▶ WHAT TO PRODUCE: Without the pictures, can you quote each line below exactly?

## START

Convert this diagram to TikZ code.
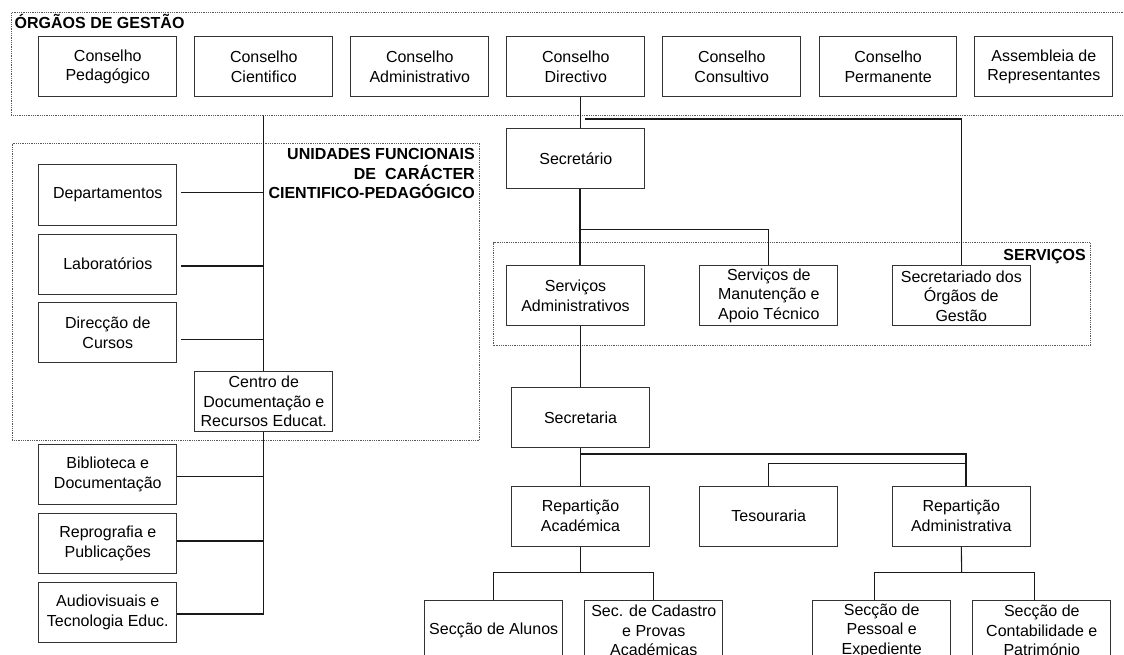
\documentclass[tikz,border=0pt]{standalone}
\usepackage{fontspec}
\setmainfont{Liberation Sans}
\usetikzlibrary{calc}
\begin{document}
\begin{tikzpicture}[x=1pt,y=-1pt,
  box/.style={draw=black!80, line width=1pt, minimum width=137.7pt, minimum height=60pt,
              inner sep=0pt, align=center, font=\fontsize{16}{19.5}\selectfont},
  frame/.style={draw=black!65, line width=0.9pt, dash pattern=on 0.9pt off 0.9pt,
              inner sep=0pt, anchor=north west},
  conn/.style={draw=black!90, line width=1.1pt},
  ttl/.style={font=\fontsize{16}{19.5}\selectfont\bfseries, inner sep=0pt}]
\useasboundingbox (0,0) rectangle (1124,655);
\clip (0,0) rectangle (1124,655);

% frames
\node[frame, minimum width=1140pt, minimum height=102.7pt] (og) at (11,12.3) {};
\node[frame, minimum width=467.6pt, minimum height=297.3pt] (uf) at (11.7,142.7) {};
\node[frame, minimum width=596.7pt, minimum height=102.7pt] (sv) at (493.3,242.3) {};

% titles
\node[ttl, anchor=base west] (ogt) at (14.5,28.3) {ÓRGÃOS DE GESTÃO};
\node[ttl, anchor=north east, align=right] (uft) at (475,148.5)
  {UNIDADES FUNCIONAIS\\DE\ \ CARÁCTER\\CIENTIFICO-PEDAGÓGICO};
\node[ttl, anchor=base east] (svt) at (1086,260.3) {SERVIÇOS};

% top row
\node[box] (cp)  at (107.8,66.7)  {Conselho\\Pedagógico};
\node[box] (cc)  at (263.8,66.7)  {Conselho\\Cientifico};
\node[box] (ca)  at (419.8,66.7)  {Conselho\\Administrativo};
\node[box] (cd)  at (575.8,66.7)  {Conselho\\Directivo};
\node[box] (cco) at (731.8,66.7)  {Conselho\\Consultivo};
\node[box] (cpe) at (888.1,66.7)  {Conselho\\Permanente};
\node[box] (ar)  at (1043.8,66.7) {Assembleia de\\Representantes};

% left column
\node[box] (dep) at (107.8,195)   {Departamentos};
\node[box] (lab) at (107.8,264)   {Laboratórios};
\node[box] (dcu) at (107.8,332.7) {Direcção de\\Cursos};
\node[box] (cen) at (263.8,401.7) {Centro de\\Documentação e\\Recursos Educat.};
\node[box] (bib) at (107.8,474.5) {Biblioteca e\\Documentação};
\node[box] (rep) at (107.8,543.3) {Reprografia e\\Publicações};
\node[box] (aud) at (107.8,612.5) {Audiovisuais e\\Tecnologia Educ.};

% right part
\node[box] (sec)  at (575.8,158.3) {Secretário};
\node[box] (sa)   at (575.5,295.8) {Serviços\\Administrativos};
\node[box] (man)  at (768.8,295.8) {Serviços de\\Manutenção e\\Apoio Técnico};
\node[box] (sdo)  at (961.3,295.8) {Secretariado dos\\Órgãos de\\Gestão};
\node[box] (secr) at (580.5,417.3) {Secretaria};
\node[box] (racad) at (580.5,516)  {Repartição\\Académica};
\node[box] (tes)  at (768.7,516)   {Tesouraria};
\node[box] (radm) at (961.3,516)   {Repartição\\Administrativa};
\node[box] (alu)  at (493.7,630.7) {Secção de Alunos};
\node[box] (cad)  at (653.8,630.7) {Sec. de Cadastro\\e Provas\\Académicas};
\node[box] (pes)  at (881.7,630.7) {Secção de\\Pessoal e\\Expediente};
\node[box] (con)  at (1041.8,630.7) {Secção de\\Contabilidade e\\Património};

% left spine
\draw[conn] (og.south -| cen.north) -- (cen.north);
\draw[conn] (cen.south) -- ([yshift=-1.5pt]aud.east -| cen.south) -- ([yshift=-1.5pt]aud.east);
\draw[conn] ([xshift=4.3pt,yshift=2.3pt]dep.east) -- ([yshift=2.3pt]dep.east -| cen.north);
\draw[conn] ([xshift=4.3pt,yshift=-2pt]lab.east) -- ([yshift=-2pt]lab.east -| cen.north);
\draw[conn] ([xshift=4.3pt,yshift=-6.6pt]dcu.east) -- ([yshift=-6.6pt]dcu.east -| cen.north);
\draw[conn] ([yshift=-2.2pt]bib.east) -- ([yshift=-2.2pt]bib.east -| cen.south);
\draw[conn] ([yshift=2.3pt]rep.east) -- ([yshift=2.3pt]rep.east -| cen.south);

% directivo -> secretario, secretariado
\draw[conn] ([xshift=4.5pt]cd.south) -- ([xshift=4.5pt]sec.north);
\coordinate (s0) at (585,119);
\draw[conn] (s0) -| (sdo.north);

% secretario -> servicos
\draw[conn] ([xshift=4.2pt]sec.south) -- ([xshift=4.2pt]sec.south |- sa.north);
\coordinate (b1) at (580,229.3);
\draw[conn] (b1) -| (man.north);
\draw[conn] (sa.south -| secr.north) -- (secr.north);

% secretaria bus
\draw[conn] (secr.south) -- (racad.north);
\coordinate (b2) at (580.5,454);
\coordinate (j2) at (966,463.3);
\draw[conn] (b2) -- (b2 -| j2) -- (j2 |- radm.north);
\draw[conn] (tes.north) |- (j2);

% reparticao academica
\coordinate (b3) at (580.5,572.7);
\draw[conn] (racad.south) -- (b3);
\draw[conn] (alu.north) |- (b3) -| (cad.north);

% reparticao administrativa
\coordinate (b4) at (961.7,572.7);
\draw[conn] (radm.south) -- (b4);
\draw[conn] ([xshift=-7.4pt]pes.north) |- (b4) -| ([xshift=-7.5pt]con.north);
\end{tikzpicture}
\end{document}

## END

▶ FINISHED ANSWER:
Convert this diagram to TikZ code.
\documentclass[tikz,border=0pt]{standalone}
\usepackage{fontspec}
\setmainfont{Liberation Sans}
\usetikzlibrary{calc}
\begin{document}
\begin{tikzpicture}[x=1pt,y=-1pt,
  box/.style={draw=black!80, line width=1pt, minimum width=137.7pt, minimum height=60pt,
              inner sep=0pt, align=center, font=\fontsize{16}{19.5}\selectfont},
  frame/.style={draw=black!65, line width=0.9pt, dash pattern=on 0.9pt off 0.9pt,
              inner sep=0pt, anchor=north west},
  conn/.style={draw=black!90, line width=1.1pt},
  ttl/.style={font=\fontsize{16}{19.5}\selectfont\bfseries, inner sep=0pt}]
\useasboundingbox (0,0) rectangle (1124,655);
\clip (0,0) rectangle (1124,655);

% frames
\node[frame, minimum width=1140pt, minimum height=102.7pt] (og) at (11,12.3) {};
\node[frame, minimum width=467.6pt, minimum height=297.3pt] (uf) at (11.7,142.7) {};
\node[frame, minimum width=596.7pt, minimum height=102.7pt] (sv) at (493.3,242.3) {};

% titles
\node[ttl, anchor=base west] (ogt) at (14.5,28.3) {ÓRGÃOS DE GESTÃO};
\node[ttl, anchor=north east, align=right] (uft) at (475,148.5)
  {UNIDADES FUNCIONAIS\\DE\ \ CARÁCTER\\CIENTIFICO-PEDAGÓGICO};
\node[ttl, anchor=base east] (svt) at (1086,260.3) {SERVIÇOS};

% top row
\node[box] (cp)  at (107.8,66.7)  {Conselho\\Pedagógico};
\node[box] (cc)  at (263.8,66.7)  {Conselho\\Cientifico};
\node[box] (ca)  at (419.8,66.7)  {Conselho\\Administrativo};
\node[box] (cd)  at (575.8,66.7)  {Conselho\\Directivo};
\node[box] (cco) at (731.8,66.7)  {Conselho\\Consultivo};
\node[box] (cpe) at (888.1,66.7)  {Conselho\\Permanente};
\node[box] (ar)  at (1043.8,66.7) {Assembleia de\\Representantes};

% left column
\node[box] (dep) at (107.8,195)   {Departamentos};
\node[box] (lab) at (107.8,264)   {Laboratórios};
\node[box] (dcu) at (107.8,332.7) {Direcção de\\Cursos};
\node[box] (cen) at (263.8,401.7) {Centro de\\Documentação e\\Recursos Educat.};
\node[box] (bib) at (107.8,474.5) {Biblioteca e\\Documentação};
\node[box] (rep) at (107.8,543.3) {Reprografia e\\Publicações};
\node[box] (aud) at (107.8,612.5) {Audiovisuais e\\Tecnologia Educ.};

% right part
\node[box] (sec)  at (575.8,158.3) {Secretário};
\node[box] (sa)   at (575.5,295.8) {Serviços\\Administrativos};
\node[box] (man)  at (768.8,295.8) {Serviços de\\Manutenção e\\Apoio Técnico};
\node[box] (sdo)  at (961.3,295.8) {Secretariado dos\\Órgãos de\\Gestão};
\node[box] (secr) at (580.5,417.3) {Secretaria};
\node[box] (racad) at (580.5,516)  {Repartição\\Académica};
\node[box] (tes)  at (768.7,516)   {Tesouraria};
\node[box] (radm) at (961.3,516)   {Repartição\\Administrativa};
\node[box] (alu)  at (493.7,630.7) {Secção de Alunos};
\node[box] (cad)  at (653.8,630.7) {Sec. de Cadastro\\e Provas\\Académicas};
\node[box] (pes)  at (881.7,630.7) {Secção de\\Pessoal e\\Expediente};
\node[box] (con)  at (1041.8,630.7) {Secção de\\Contabilidade e\\Património};

% left spine
\draw[conn] (og.south -| cen.north) -- (cen.north);
\draw[conn] (cen.south) -- ([yshift=-1.5pt]aud.east -| cen.south) -- ([yshift=-1.5pt]aud.east);
\draw[conn] ([xshift=4.3pt,yshift=2.3pt]dep.east) -- ([yshift=2.3pt]dep.east -| cen.north);
\draw[conn] ([xshift=4.3pt,yshift=-2pt]lab.east) -- ([yshift=-2pt]lab.east -| cen.north);
\draw[conn] ([xshift=4.3pt,yshift=-6.6pt]dcu.east) -- ([yshift=-6.6pt]dcu.east -| cen.north);
\draw[conn] ([yshift=-2.2pt]bib.east) -- ([yshift=-2.2pt]bib.east -| cen.south);
\draw[conn] ([yshift=2.3pt]rep.east) -- ([yshift=2.3pt]rep.east -| cen.south);

% directivo -> secretario, secretariado
\draw[conn] ([xshift=4.5pt]cd.south) -- ([xshift=4.5pt]sec.north);
\coordinate (s0) at (585,119);
\draw[conn] (s0) -| (sdo.north);

% secretario -> servicos
\draw[conn] ([xshift=4.2pt]sec.south) -- ([xshift=4.2pt]sec.south |- sa.north);
\coordinate (b1) at (580,229.3);
\draw[conn] (b1) -| (man.north);
\draw[conn] (sa.south -| secr.north) -- (secr.north);

% secretaria bus
\draw[conn] (secr.south) -- (racad.north);
\coordinate (b2) at (580.5,454);
\coordinate (j2) at (966,463.3);
\draw[conn] (b2) -- (b2 -| j2) -- (j2 |- radm.north);
\draw[conn] (tes.north) |- (j2);

% reparticao academica
\coordinate (b3) at (580.5,572.7);
\draw[conn] (racad.south) -- (b3);
\draw[conn] (alu.north) |- (b3) -| (cad.north);

% reparticao administrativa
\coordinate (b4) at (961.7,572.7);
\draw[conn] (radm.south) -- (b4);
\draw[conn] ([xshift=-7.4pt]pes.north) |- (b4) -| ([xshift=-7.5pt]con.north);
\end{tikzpicture}
\end{document}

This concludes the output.